Objective: The material below should be written out in full and exactly; pictures stay out of the copy.
★ ★ ★
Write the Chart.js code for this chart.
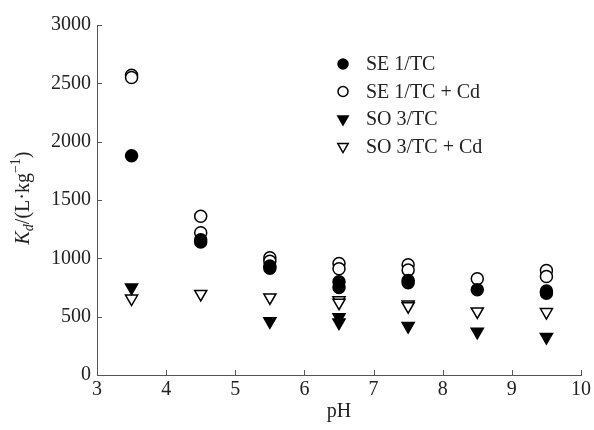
<!DOCTYPE html>
<html>
<head>
<meta charset="utf-8">
<script src="https://cdn.jsdelivr.net/npm/chart.js@4.4.1/dist/chart.umd.min.js"></script>
<style>
  html, body { margin: 0; padding: 0; background: #fff; }
  #wrap { width: 594px; height: 430px; position: relative; }
</style>
</head>
<body>
<div id="wrap"><canvas id="kdChart"></canvas></div>
<script>
// --- data ---
const seriesNames = ["SE 1/TC", "SE 1/TC + Cd", "SO 3/TC", "SO 3/TC + Cd"];

const se1X = [3.5, 4.5, 4.5, 5.5, 5.5, 6.5, 6.5, 7.5, 7.5, 8.5, 9.5, 9.5];
const se1Y = [1880, 1160, 1140, 935, 915, 800, 750, 810, 790, 730, 720, 700];

const se1CdX = [3.5, 3.5, 4.5, 4.5, 5.5, 5.5, 6.5, 6.5, 7.5, 7.5, 8.5, 9.5, 9.5];
const se1CdY = [2570, 2550, 1360, 1220, 1005, 975, 955, 910, 945, 900, 825, 895, 845];

const so3X = [3.5, 5.5, 6.5, 6.5, 7.5, 8.5, 9.5];
const so3Y = [750, 460, 495, 450, 420, 370, 325];

const so3CdX = [3.5, 4.5, 5.5, 6.5, 6.5, 7.5, 7.5, 8.5, 9.5];
const so3CdY = [655, 695, 665, 640, 620, 605, 590, 545, 540];

const xTicks = [3, 4, 5, 6, 7, 8, 9, 10];
const yTicks = [0, 500, 1000, 1500, 2000, 2500, 3000];

const SERIF = "'Liberation Serif', 'DejaVu Serif', serif";
const INK = '#222';
const AXIS = '#555';
const FS = 20;

function pts(xs, ys) {
  return xs.map((x, i) => ({ x: x, y: ys[i] }));
}

function ds(label, xs, ys, style, filled) {
  const isTri = style === 'triangle';
  return {
    label: label,
    data: pts(xs, ys),
    pointStyle: style,
    rotation: isTri ? 180 : 0,
    pointRadius: isTri ? 7 : 6,
    pointBorderWidth: 1.5,
    borderColor: '#000',
    backgroundColor: filled ? '#000' : '#fff',
    pointBackgroundColor: filled ? '#000' : '#fff',
    pointBorderColor: '#000',
    showLine: false
  };
}

// small inward ticks on both axes
const inwardTicks = {
  id: 'inwardTicks',
  afterDraw(chart) {
    const { ctx, scales: { x, y } } = chart;
    ctx.save();
    ctx.strokeStyle = AXIS;
    ctx.lineWidth = 1;
    xTicks.forEach(v => {
      const px = Math.round(x.getPixelForValue(v)) + 0.5;
      ctx.beginPath();
      ctx.moveTo(px, y.bottom);
      ctx.lineTo(px, y.bottom - 5);
      ctx.stroke();
    });
    yTicks.forEach(v => {
      const py = Math.round(y.getPixelForValue(v)) + 0.5;
      ctx.beginPath();
      ctx.moveTo(x.left, py);
      ctx.lineTo(x.left + 5, py);
      ctx.stroke();
    });
    ctx.restore();
  }
};

// legend inside the plot, plus the y title with sub/superscript
const annotations = {
  id: 'annotations',
  afterDraw(chart) {
    const ctx = chart.ctx;
    ctx.save();
    // legend
    const lx = 343, ly0 = 64, step = 27.5;
    chart.data.datasets.forEach((d, i) => {
      const y = ly0 + i * step;
      ctx.fillStyle = d.pointBackgroundColor;
      ctx.strokeStyle = '#000';
      ctx.lineWidth = 1.5;
      Chart.helpers.drawPoint(ctx, {
        pointStyle: d.pointStyle,
        rotation: d.rotation,
        radius: d.pointStyle === 'triangle' ? 6 : 5,
        borderWidth: 1.5
      }, lx, y);
      ctx.fillStyle = INK;
      ctx.font = FS + "px " + SERIF;
      ctx.textBaseline = 'middle';
      ctx.textAlign = 'left';
      ctx.fillText(d.label, lx + 23, y + 1);
    });

    // y axis title: K_d/(L·kg^-1)
    const parts = [
      { t: 'K', f: "italic " + FS + "px " + SERIF, dy: 0 },
      { t: 'd', f: "italic 14px " + SERIF, dy: 5 },
      { t: '/(L\u00B7kg', f: FS + "px " + SERIF, dy: 0 },
      { t: '\u22121', f: "14px " + SERIF, dy: -8 },
      { t: ')', f: FS + "px " + SERIF, dy: 0 }
    ];
    let total = 0;
    parts.forEach(p => { ctx.font = p.f; p.w = ctx.measureText(p.t).width; total += p.w; });
    ctx.translate(24, 198);
    ctx.rotate(-Math.PI / 2);
    ctx.fillStyle = INK;
    ctx.textBaseline = 'middle';
    ctx.textAlign = 'left';
    let cx = -total / 2;
    parts.forEach(p => {
      ctx.font = p.f;
      ctx.fillText(p.t, cx, p.dy);
      cx += p.w;
    });
    ctx.restore();
  }
};

new Chart(document.getElementById('kdChart'), {
  type: 'scatter',
  data: {
    datasets: [
      ds(seriesNames[0], se1X, se1Y, 'circle', true),
      ds(seriesNames[1], se1CdX, se1CdY, 'circle', false),
      ds(seriesNames[2], so3X, so3Y, 'triangle', true),
      ds(seriesNames[3], so3CdX, so3CdY, 'triangle', false)
    ]
  },
  options: {
    responsive: true,
    maintainAspectRatio: false,
    animation: false,
    layout: { padding: { top: 25, right: 11, left: 0, bottom: 0 } },
    plugins: {
      legend: { display: false },
      tooltip: { enabled: false }
    },
    scales: {
      x: {
        type: 'linear',
        min: 3, max: 10,
        afterBuildTicks: s => { s.ticks = xTicks.map(v => ({ value: v })); },
        afterFit: s => { s.height = 55; },
        grid: { display: false, drawTicks: false },
        border: { display: true, color: AXIS, width: 1 },
        ticks: { color: INK, padding: 3, font: { family: SERIF, size: FS }, maxRotation: 0,
                 callback: v => String(v) },
        title: { display: true, text: 'pH', color: INK, padding: { top: 0, bottom: 6 }, font: { family: SERIF, size: FS } }
      },
      y: {
        type: 'linear',
        min: 0, max: 3000,
        afterBuildTicks: s => { s.ticks = yTicks.map(v => ({ value: v })); },
        afterFit: s => { s.width = 97; },
        grid: { display: false, drawTicks: false },
        border: { display: true, color: AXIS, width: 1 },
        ticks: { color: INK, padding: 6, font: { family: SERIF, size: FS },
                 callback: v => String(v) }
      }
    }
  },
  plugins: [inwardTicks, annotations]
});
</script>
</body>
</html>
★ ★ ★
Written response:
Write the Chart.js code for this chart.
<!DOCTYPE html>
<html>
<head>
<meta charset="utf-8">
<script src="https://cdn.jsdelivr.net/npm/chart.js@4.4.1/dist/chart.umd.min.js"></script>
<style>
  html, body { margin: 0; padding: 0; background: #fff; }
  #wrap { width: 594px; height: 430px; position: relative; }
</style>
</head>
<body>
<div id="wrap"><canvas id="kdChart"></canvas></div>
<script>
// --- data ---
const seriesNames = ["SE 1/TC", "SE 1/TC + Cd", "SO 3/TC", "SO 3/TC + Cd"];

const se1X = [3.5, 4.5, 4.5, 5.5, 5.5, 6.5, 6.5, 7.5, 7.5, 8.5, 9.5, 9.5];
const se1Y = [1880, 1160, 1140, 935, 915, 800, 750, 810, 790, 730, 720, 700];

const se1CdX = [3.5, 3.5, 4.5, 4.5, 5.5, 5.5, 6.5, 6.5, 7.5, 7.5, 8.5, 9.5, 9.5];
const se1CdY = [2570, 2550, 1360, 1220, 1005, 975, 955, 910, 945, 900, 825, 895, 845];

const so3X = [3.5, 5.5, 6.5, 6.5, 7.5, 8.5, 9.5];
const so3Y = [750, 460, 495, 450, 420, 370, 325];

const so3CdX = [3.5, 4.5, 5.5, 6.5, 6.5, 7.5, 7.5, 8.5, 9.5];
const so3CdY = [655, 695, 665, 640, 620, 605, 590, 545, 540];

const xTicks = [3, 4, 5, 6, 7, 8, 9, 10];
const yTicks = [0, 500, 1000, 1500, 2000, 2500, 3000];

const SERIF = "'Liberation Serif', 'DejaVu Serif', serif";
const INK = '#222';
const AXIS = '#555';
const FS = 20;

function pts(xs, ys) {
  return xs.map((x, i) => ({ x: x, y: ys[i] }));
}

function ds(label, xs, ys, style, filled) {
  const isTri = style === 'triangle';
  return {
    label: label,
    data: pts(xs, ys),
    pointStyle: style,
    rotation: isTri ? 180 : 0,
    pointRadius: isTri ? 7 : 6,
    pointBorderWidth: 1.5,
    borderColor: '#000',
    backgroundColor: filled ? '#000' : '#fff',
    pointBackgroundColor: filled ? '#000' : '#fff',
    pointBorderColor: '#000',
    showLine: false
  };
}

// small inward ticks on both axes
const inwardTicks = {
  id: 'inwardTicks',
  afterDraw(chart) {
    const { ctx, scales: { x, y } } = chart;
    ctx.save();
    ctx.strokeStyle = AXIS;
    ctx.lineWidth = 1;
    xTicks.forEach(v => {
      const px = Math.round(x.getPixelForValue(v)) + 0.5;
      ctx.beginPath();
      ctx.moveTo(px, y.bottom);
      ctx.lineTo(px, y.bottom - 5);
      ctx.stroke();
    });
    yTicks.forEach(v => {
      const py = Math.round(y.getPixelForValue(v)) + 0.5;
      ctx.beginPath();
      ctx.moveTo(x.left, py);
      ctx.lineTo(x.left + 5, py);
      ctx.stroke();
    });
    ctx.restore();
  }
};

// legend inside the plot, plus the y title with sub/superscript
const annotations = {
  id: 'annotations',
  afterDraw(chart) {
    const ctx = chart.ctx;
    ctx.save();
    // legend
    const lx = 343, ly0 = 64, step = 27.5;
    chart.data.datasets.forEach((d, i) => {
      const y = ly0 + i * step;
      ctx.fillStyle = d.pointBackgroundColor;
      ctx.strokeStyle = '#000';
      ctx.lineWidth = 1.5;
      Chart.helpers.drawPoint(ctx, {
        pointStyle: d.pointStyle,
        rotation: d.rotation,
        radius: d.pointStyle === 'triangle' ? 6 : 5,
        borderWidth: 1.5
      }, lx, y);
      ctx.fillStyle = INK;
      ctx.font = FS + "px " + SERIF;
      ctx.textBaseline = 'middle';
      ctx.textAlign = 'left';
      ctx.fillText(d.label, lx + 23, y + 1);
    });

    // y axis title: K_d/(L·kg^-1)
    const parts = [
      { t: 'K', f: "italic " + FS + "px " + SERIF, dy: 0 },
      { t: 'd', f: "italic 14px " + SERIF, dy: 5 },
      { t: '/(L\u00B7kg', f: FS + "px " + SERIF, dy: 0 },
      { t: '\u22121', f: "14px " + SERIF, dy: -8 },
      { t: ')', f: FS + "px " + SERIF, dy: 0 }
    ];
    let total = 0;
    parts.forEach(p => { ctx.font = p.f; p.w = ctx.measureText(p.t).width; total += p.w; });
    ctx.translate(24, 198);
    ctx.rotate(-Math.PI / 2);
    ctx.fillStyle = INK;
    ctx.textBaseline = 'middle';
    ctx.textAlign = 'left';
    let cx = -total / 2;
    parts.forEach(p => {
      ctx.font = p.f;
      ctx.fillText(p.t, cx, p.dy);
      cx += p.w;
    });
    ctx.restore();
  }
};

new Chart(document.getElementById('kdChart'), {
  type: 'scatter',
  data: {
    datasets: [
      ds(seriesNames[0], se1X, se1Y, 'circle', true),
      ds(seriesNames[1], se1CdX, se1CdY, 'circle', false),
      ds(seriesNames[2], so3X, so3Y, 'triangle', true),
      ds(seriesNames[3], so3CdX, so3CdY, 'triangle', false)
    ]
  },
  options: {
    responsive: true,
    maintainAspectRatio: false,
    animation: false,
    layout: { padding: { top: 25, right: 11, left: 0, bottom: 0 } },
    plugins: {
      legend: { display: false },
      tooltip: { enabled: false }
    },
    scales: {
      x: {
        type: 'linear',
        min: 3, max: 10,
        afterBuildTicks: s => { s.ticks = xTicks.map(v => ({ value: v })); },
        afterFit: s => { s.height = 55; },
        grid: { display: false, drawTicks: false },
        border: { display: true, color: AXIS, width: 1 },
        ticks: { color: INK, padding: 3, font: { family: SERIF, size: FS }, maxRotation: 0,
                 callback: v => String(v) },
        title: { display: true, text: 'pH', color: INK, padding: { top: 0, bottom: 6 }, font: { family: SERIF, size: FS } }
      },
      y: {
        type: 'linear',
        min: 0, max: 3000,
        afterBuildTicks: s => { s.ticks = yTicks.map(v => ({ value: v })); },
        afterFit: s => { s.width = 97; },
        grid: { display: false, drawTicks: false },
        border: { display: true, color: AXIS, width: 1 },
        ticks: { color: INK, padding: 6, font: { family: SERIF, size: FS },
                 callback: v => String(v) }
      }
    }
  },
  plugins: [inwardTicks, annotations]
});
</script>
</body>
</html>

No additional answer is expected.